Preach, Brother! Ain’t it the truth. I mean, if I just wanted a simple question in answer out chatbot, I would have been through months ago. It’s the what-ifs that get you bogged down. What if the user asks the question this way instead of that way? What if their question is more of a keyword search than a semantic search? What options can you give, besides “Sorry!”, if the search is not successful? I mean, it goes on and on and on…
I only skimmed through this thread, but from what I can see, the initial poster has skipped a lot of steps in the process. I mean, the learning process. I’ve seen a lot of people throwing out a lot of good suggestions and ideas, but it’s like making suggestions in Arabic when one only knows French.
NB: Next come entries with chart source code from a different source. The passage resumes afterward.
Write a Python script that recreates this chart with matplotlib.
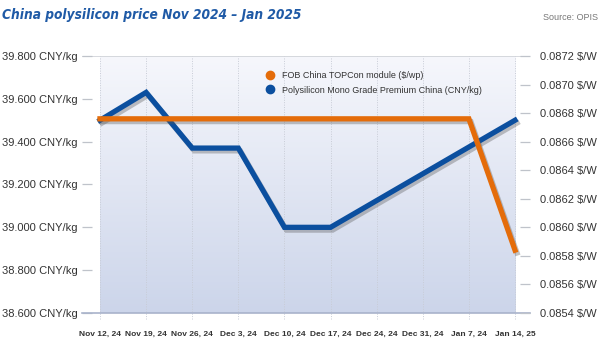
import numpy as np
import matplotlib.pyplot as plt
import matplotlib.patheffects as pe

# Datos
dates = ['Nov 12, 24', 'Nov 19, 24', 'Nov 26, 24', 'Dec 3, 24', 'Dec 10, 24',
         'Dec 17, 24', 'Dec 24, 24', 'Dec 31, 24', 'Jan 7, 24', 'Jan 14, 25']
poly_cny = [39.50, 39.63, 39.37, 39.37, 39.00, 39.00, 39.125, 39.25, 39.375, 39.50]
topcon_usd = [0.08676, 0.08676, 0.08676, 0.08676, 0.08676, 0.08676, 0.08676, 0.08676, 0.08676, 0.08584]
left_ticks = [38.6, 38.8, 39.0, 39.2, 39.4, 39.6, 39.8]
right_ticks = [0.0854, 0.0856, 0.0858, 0.0860, 0.0862, 0.0864, 0.0866, 0.0868, 0.0870, 0.0872]

plt.rcParams['font.family'] = ['Liberation Sans', 'DejaVu Sans']

blue = '#0b4f9f'
orange = '#e46c0a'
label_col = '#333333'

fig = plt.figure(figsize=(6, 3.59), dpi=100)
ax = fig.add_axes([82 / 600, 1 - 313 / 359, 448 / 600, 257 / 359])
ax2 = ax.twinx()

x = np.arange(len(dates))
ax.set_xlim(-0.39, 9.325)
ax.set_ylim(38.6, 39.8)
ax2.set_ylim(0.0854, 0.0872)

# Fondo degradado entre la primera y la ultima fecha
grad = np.linspace(0, 1, 256).reshape(-1, 1)
top_c = np.array([0.965, 0.969, 0.988])
bot_c = np.array([0.80, 0.835, 0.918])
img = top_c + (bot_c - top_c) * grad
ax.imshow(img.reshape(256, 1, 3), extent=[0, 9, 38.6, 39.8], aspect='auto', zorder=0)

# Lineas de cuadricula (punteadas, bajan un poco del eje)
ax.vlines(x, 38.57, 39.8, colors='#c8ccd6', lw=0.7, linestyles=(0, (1, 1.5)),
          zorder=1, clip_on=False)
ax.axhline(39.8, color='#cfd2d8', lw=1.2, zorder=1)

for s in ['top', 'left', 'right']:
    ax.spines[s].set_visible(False)
    ax2.spines[s].set_visible(False)
ax.spines['bottom'].set_color('#a9b3cb')
ax.spines['bottom'].set_linewidth(1.2)
ax2.spines['bottom'].set_visible(False)

shadow = [pe.SimpleLineShadow(offset=(1.5, -2), shadow_color='#555555', alpha=0.35),
          pe.Normal()]

ax.plot(x, poly_cny, color=blue, lw=3.8, solid_joinstyle='miter', zorder=3,
        path_effects=shadow)
ax2.plot(x, topcon_usd, color=orange, lw=3.8, solid_joinstyle='miter', zorder=3,
         path_effects=shadow)

# Ejes
ax.set_yticks(left_ticks)
ax.set_yticklabels([f'{v:.3f} CNY/kg' for v in left_ticks])
ax.tick_params(axis='y', direction='in', length=7.5, width=0.9, color='#bfc3ca',
               pad=3, labelsize=8, labelcolor=label_col)
ax2.set_yticks(right_ticks)
ax2.set_yticklabels([f'{v:.4f} $/W' for v in right_ticks])
ax2.tick_params(axis='y', direction='in', length=7.5, width=0.9, color='#bfc3ca',
                pad=7, labelsize=8, labelcolor=label_col)

ax.set_xticks(x)
ax.set_xticklabels(dates, fontweight='bold')
ax.tick_params(axis='x', length=0, pad=13, labelsize=6, labelcolor=label_col)

# Leyenda
ax.plot([], [], 'o', color=orange, ms=6, label='FOB China TOPCon module ($/wp)')
ax.plot([], [], 'o', color=blue, ms=6, label='Polysilicon Mono Grade Premium China (CNY/kg)')
leg = ax.legend(loc='upper left', bbox_to_anchor=(0.402, 0.955), frameon=False,
                fontsize=6.5, handletextpad=0.8, labelspacing=0.6,
                handlelength=1.0, borderaxespad=0)
for t in leg.get_texts():
    t.set_color(label_col)

fig.text(0.004, 0.958, 'China polysilicon price Nov 2024 \u2013 Jan 2025',
         family='DejaVu Sans', fontstretch='condensed',
         color='#1f5aa6', fontsize=9.8, fontweight='bold', fontstyle='italic',
         va='center', ha='left')
fig.text(0.997, 0.95, 'Source: OPIS', color='#777777', fontsize=6.5,
         va='center', ha='right')

fig.savefig('out.png', dpi=100)
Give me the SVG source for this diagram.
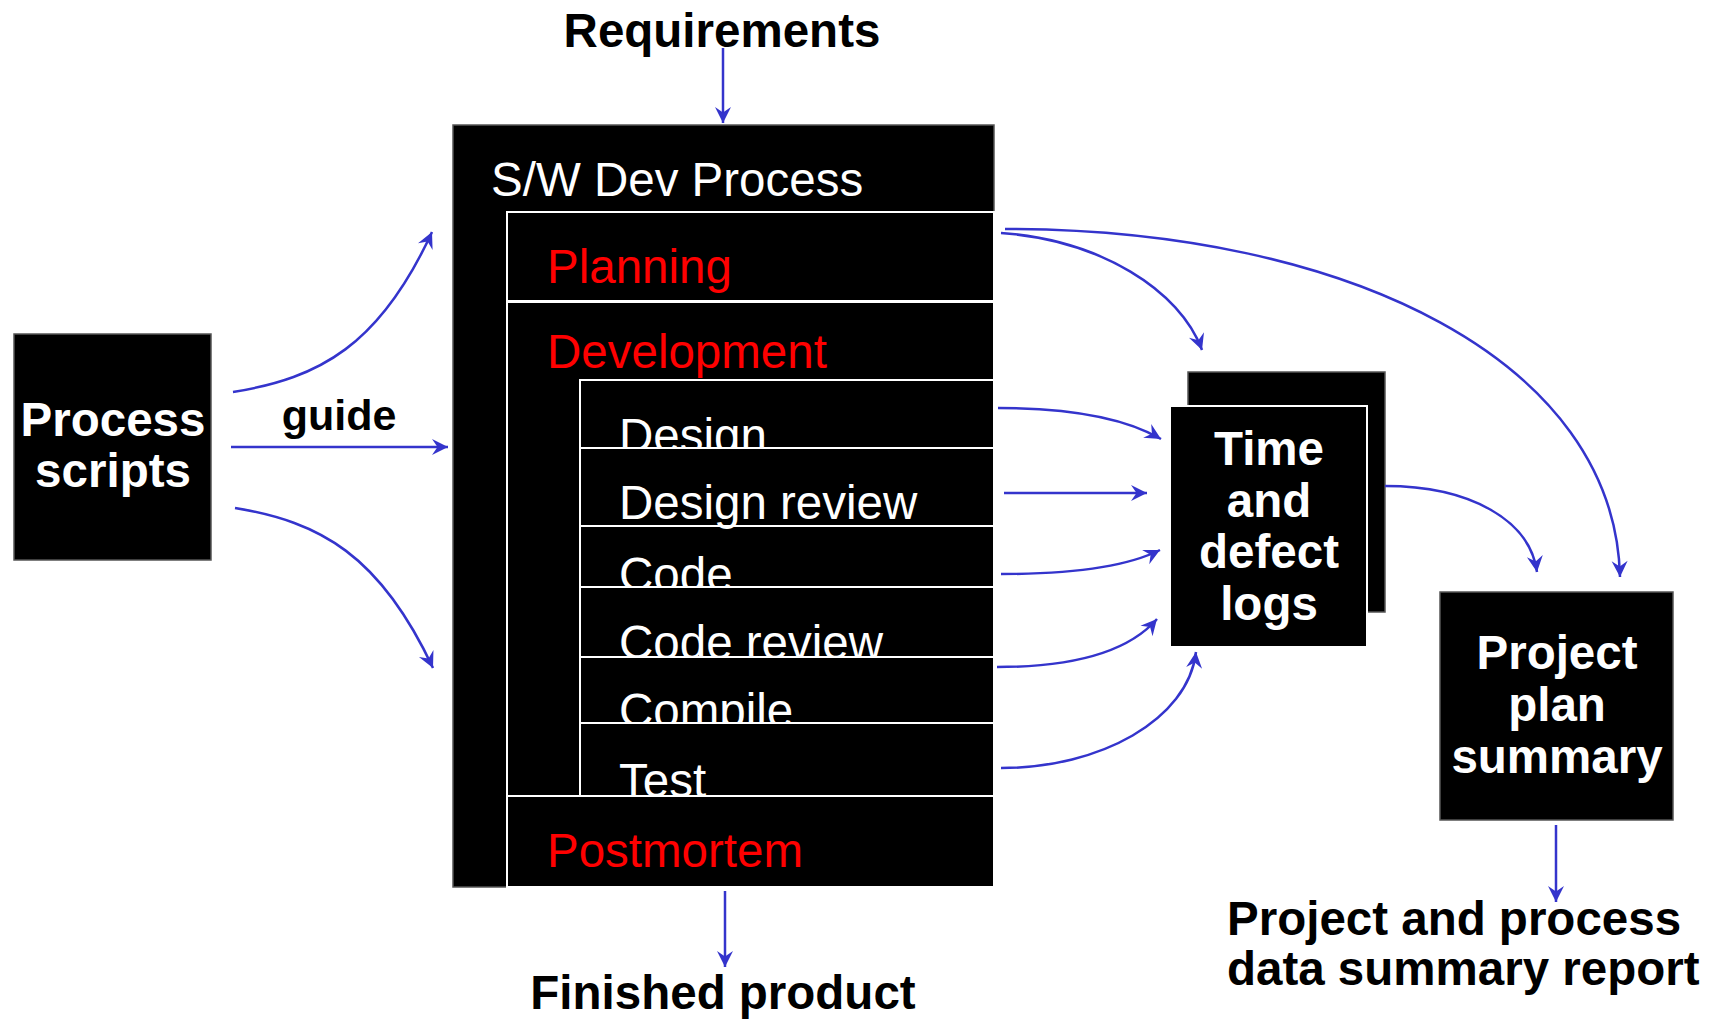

So, I would suggest to @ abhi3hack to understand what an embedding is, and the difference between embedding and fine-tuning: https://www.youtube.com/watch?v=9qq6HTr7Ocw&t=110s&ab_channel=DavidShapiro~AI
If you understand and decide embeddings are the way to go, take a look at this flowchart and make the time to understand what each step of the process is, and how it is accomplished.
And, if you don’t understand the flowchart, watch this tutorial, which steps through the same process: https://www.youtube.com/watch?v=Ix9WIZpArm0
Then, when you truly understand this entire “chatbot” “chat with your data” process, come back and ask: So, how can I do this without uploading my private data to a remote vector store. The answers you get back will make a lot more sense.
I’m no expert at this. I’ve got tons more to learn. I’m just sharing what I did to get to the point where I could competently code chat applications from point A to Z.